Yes, Janet excelled in the sciences, math and Powder Puff football, while I tried to duck phys Ed classes to write poems or work on the school newspaper. I was “the prissy twin” and Janet was the “tom-boy.”

I was also the twin who got stuck up the tree. I was 10 when I scrambled up an old oak tree in our neighborhood, following Janet and our best friend, Amy. I clutched each branch as they left it, climbing steadily, even as rough bark scraped my tender knees. Scraped and scratched, I finally sat on a sturdy, high branch. I peered across the street with a new perspective. I was on top of the world!
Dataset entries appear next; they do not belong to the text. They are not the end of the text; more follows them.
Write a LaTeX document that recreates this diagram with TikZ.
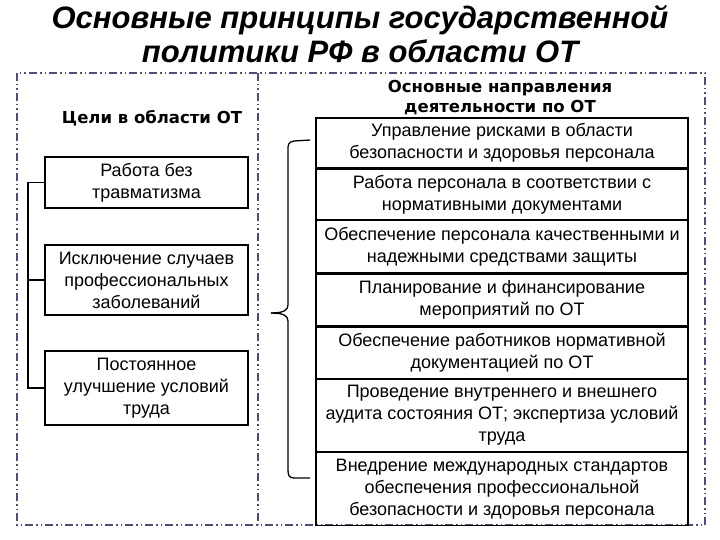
\documentclass[tikz,border=0pt]{standalone}
\usepackage{fontspec}
\setmainfont{Liberation Sans}
\newfontfamily\hdfont{DejaVu Sans}
\begin{document}
\begin{tikzpicture}[x=1pt,y=-1pt,
  frame/.style={draw=black!50!blue!40!gray, line width=1.5pt, dash pattern=on 8pt off 3pt on 1.5pt off 3pt on 1.5pt off 3pt},
  goal/.style={draw, line width=1.3pt, align=center, font=\fontsize{18}{22}\selectfont, inner sep=0pt},
  dir/.style={draw, line width=1.3pt, align=center, font=\fontsize{18}{22}\selectfont, inner sep=0pt, minimum width=372pt},
  hd/.style={font=\hdfont\bfseries\fontsize{16.5}{20}\selectfont, align=center},
  conn/.style={line width=1.3pt}]
\useasboundingbox (0,0) rectangle (720,540);
\node[font=\bfseries\itshape\fontsize{31}{34}\selectfont, align=center] (title) at (360,34) {Основные принципы государственной\\политики РФ в области ОТ};
\draw[frame] (17,73) rectangle (705,525);
\draw[frame] (258,73) -- (258,525);
\node[hd] (lh) at (152,118) {Цели в области ОТ};
\node[hd] (rh) at (500,98) {Основные направления\\деятельности по ОТ};
% left boxes
\node[goal, minimum width=203pt, minimum height=51pt] (g1) at (146.5,182.5) {Работа без\\травматизма};
\node[goal, minimum width=203pt, minimum height=70pt] (g2) at (146.5,280) {Исключение случаев\\профессиональных\\заболеваний};
\node[goal, minimum width=203pt, minimum height=74pt] (g3) at (146.5,388) {Постоянное\\улучшение условий\\труда};
\coordinate (c1) at (28,182.5);
\coordinate (c3) at (28,388);
\draw[conn] (g1.west) -- (c1) -- (c3) -- (g3.west);
\draw[conn] (g2.west) -- (28,280);
% right boxes
\node[dir, minimum height=50pt] (d1) at (502,143) {Управление рисками в области\\безопасности и здоровья персонала};
\node[dir, minimum height=50pt, anchor=north] (d2) at (d1.south) {Работа персонала в соответствии с\\нормативными документами};
\node[dir, minimum height=52pt, anchor=north] (d3) at (d2.south) {Обеспечение персонала качественными и\\надежными средствами защиты};
\node[dir, minimum height=52pt, anchor=north] (d4) at (d3.south) {Планирование и финансирование\\мероприятий по ОТ};
\node[dir, minimum height=51pt, anchor=north] (d5) at (d4.south) {Обеспечение работников нормативной\\документацией по ОТ};
\node[dir, minimum height=72pt, anchor=north] (d6) at (d5.south) {Проведение внутреннего и внешнего\\аудита состояния ОТ; экспертиза условий\\труда};
\node[dir, minimum height=73pt, anchor=north] (d7) at (d6.south) {Внедрение международных стандартов\\обеспечения профессиональной\\безопасности и здоровья персонала};
% brace
\coordinate (bt) at (310,140);
\coordinate (bb) at (310,478);
\coordinate (bm) at (271,313);
\draw[conn] (bt) -- (294,141) .. controls (288,142) and (288,145) .. (288,150) -- (288,305) .. controls (288,310) and (284,313) .. (bm);
\draw[conn] (bb) -- (294,478) .. controls (289,478) and (288,475) .. (288,470) -- (288,321) .. controls (288,316) and (284,313) .. (bm);
\end{tikzpicture}
\end{document}
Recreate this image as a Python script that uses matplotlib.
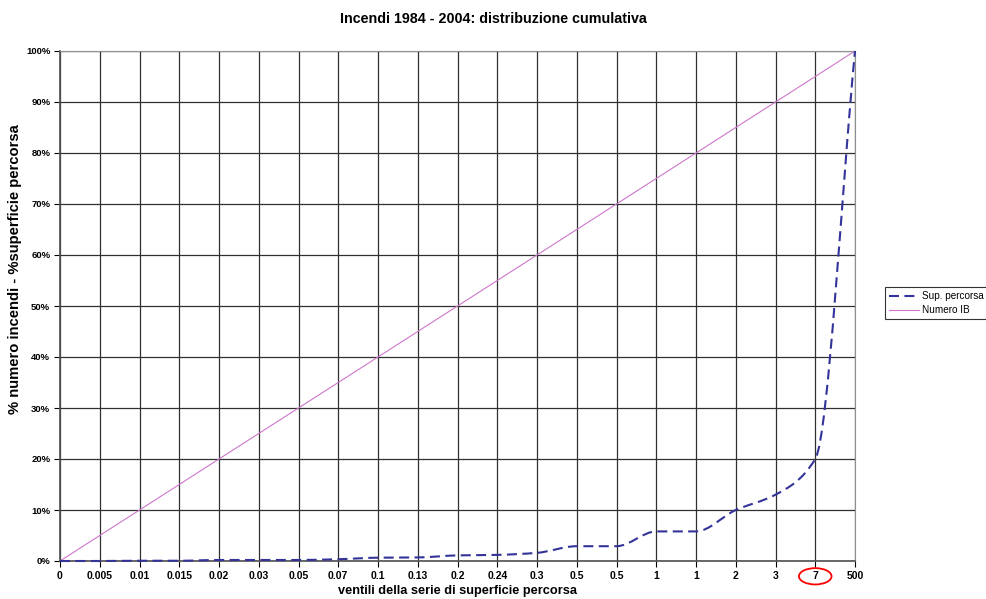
import matplotlib.pyplot as plt
from matplotlib.path import Path
from matplotlib.patches import PathPatch, Ellipse
from matplotlib.lines import Line2D
from matplotlib import transforms
import numpy as np

plt.rcParams['font.family'] = ['Liberation Sans', 'DejaVu Sans']

# ventili (category labels on x)
ventili = ['0', '0.005', '0.01', '0.015', '0.02', '0.03', '0.05', '0.07', '0.1', '0.13',
           '0.2', '0.24', '0.3', '0.5', '0.5', '1', '1', '2', '3', '7', '500']
# cumulative % burned surface
sup_percorsa = [0, 0, 0.05, 0.05, 0.2, 0.2, 0.2, 0.35, 0.65, 0.7,
                1.1, 1.2, 1.6, 2.9, 2.9, 5.8, 5.8, 10, 13, 20, 100]
# cumulative % number of fires
numero_ib = [0, 5, 10, 15, 20, 25, 30, 35, 40, 45, 50,
             55, 60, 65, 70, 75, 80, 85, 90, 95, 100]
y_ticks = [0, 10, 20, 30, 40, 50, 60, 70, 80, 90, 100]


def smooth_path(xs, ys):
    # smoothed line without overshoot: monotone cubic tangents -> Bezier segments
    xs = np.asarray(xs, float)
    ys = np.asarray(ys, float)
    n = len(xs)
    h = np.diff(xs)
    d = np.diff(ys) / h
    m = np.zeros(n)
    m[0], m[-1] = d[0], d[-1]
    for i in range(1, n - 1):
        if d[i - 1] * d[i] > 0:
            m[i] = 2 / (1 / d[i - 1] + 1 / d[i])
    verts = [(xs[0], ys[0])]
    codes = [Path.MOVETO]
    for i in range(n - 1):
        verts += [(xs[i] + h[i] / 3, ys[i] + m[i] * h[i] / 3),
                  (xs[i + 1] - h[i] / 3, ys[i + 1] - m[i + 1] * h[i] / 3),
                  (xs[i + 1], ys[i + 1])]
        codes += [Path.CURVE4] * 3
    return Path(verts, codes)


fig = plt.figure(figsize=(9.87, 5.99), dpi=100)
ax = fig.add_axes([60/987, 1-561/599, (855-60)/987, (561-51)/599])

x = np.arange(len(ventili))
ax.set_xlim(0, len(ventili) - 1)
ax.set_ylim(0, 100)

ax.set_xticks(x)
ax.set_xticklabels(ventili, fontsize=7.5, fontweight='bold')
ax.set_yticks(y_ticks)
ax.set_yticklabels(['%d%%' % v for v in y_ticks], fontsize=6.8, fontweight='bold')
ax.tick_params(axis='both', direction='out', length=4, width=0.8, color='black', pad=3)

ax.grid(True, color='#303030', linewidth=0.9)
ax.set_axisbelow(True)
for s in ['top', 'right']:
    ax.spines[s].set_color('#909090')
for s in ['left', 'bottom']:
    ax.spines[s].set_color('#505050')
    ax.spines[s].set_linewidth(1.2)

sup_color = '#333399'
ib_color = '#cc77cc'

ax.plot(x, numero_ib, color=ib_color, linewidth=0.8, zorder=3)
patch = PathPatch(smooth_path(x, sup_percorsa), facecolor='none', edgecolor=sup_color,
                  linewidth=1.5, linestyle=(0, (4.8, 2.6)), zorder=4, clip_on=False)
ax.add_patch(patch)

ax.set_xlabel('ventili della serie di superficie percorsa', fontsize=9.2, fontweight='bold', labelpad=3)
ax.set_ylabel('% numero incendi - %superficie percorsa', fontsize=10.6, fontweight='bold')
ax.yaxis.set_label_coords(-0.048, 0.573)
fig.suptitle('Incendi 1984 - 2004: distribuzione cumulativa', fontsize=10.3, fontweight='bold',
             y=1-12/599, va='top')

# red ellipse around the "7" label
trans = transforms.blended_transform_factory(ax.transData, ax.transAxes)
ax.add_patch(Ellipse((19, -0.03), 0.82, 0.032, transform=trans, fill=False,
                     edgecolor='red', linewidth=1.3, clip_on=False))

handles = [Line2D([], [], color=sup_color, linewidth=1.5, linestyle=(0, (4.8, 2.6))),
           Line2D([], [], color=ib_color, linewidth=0.8)]
leg = fig.legend(handles, ['Sup. percorsa', 'Numero IB'], loc='upper left',
                 bbox_to_anchor=(885/987, 1-287/599), fontsize=7.2, frameon=True,
                 fancybox=False, borderpad=0.4, handlelength=3.0, handletextpad=0.3,
                 labelspacing=0.4, borderaxespad=0)
leg.get_frame().set_edgecolor('black')
leg.get_frame().set_linewidth(0.8)

fig.savefig('out.png', dpi=100, facecolor='white')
Janet and Amy soon lost interest and clambered down, but I made the mistake of looking down before my descent. The world tilted and spun like Dorothy Hamill. Janet hurried to get Mom and she tried to talk me down, as did a couple of other moms and dads, but their voices were far away and ineffective. There was no way I was letting go of that branch. Dusk fell over the neighborhood, shadows lengthened, goose bumps rose on my chilled bare legs.

Janet finally found Amy’s teenage brother, who climbed up, grabbed me around the waist and hauled me down.

My sister says I was also “the mean twin.” Because we had identical clothes and toys, if I found one of my toys broken, she said I would pick up her toy and claim it was mine. Or so she says. I remember only one time that I picked up one of our walkie talkies, pulled the antenna up, then walked through a doorway and snapped it off. I looked down at the sharp, metal antenna stump in dismay. I walked back and snatched up the other walkie talkie, leaving the broken one in its place. Our names weren’t on them, so really, it could have been mine.

Moving through life as an identical twin means walking through milestones with a built-in best friend. It also means ignoring raised eyebrows and fielding odd questions like, “How do you tell each other apart?”

Most of all, being a twin means you’ll never be stuck up a tree without someone caring you’re up there and finding a way to get you down.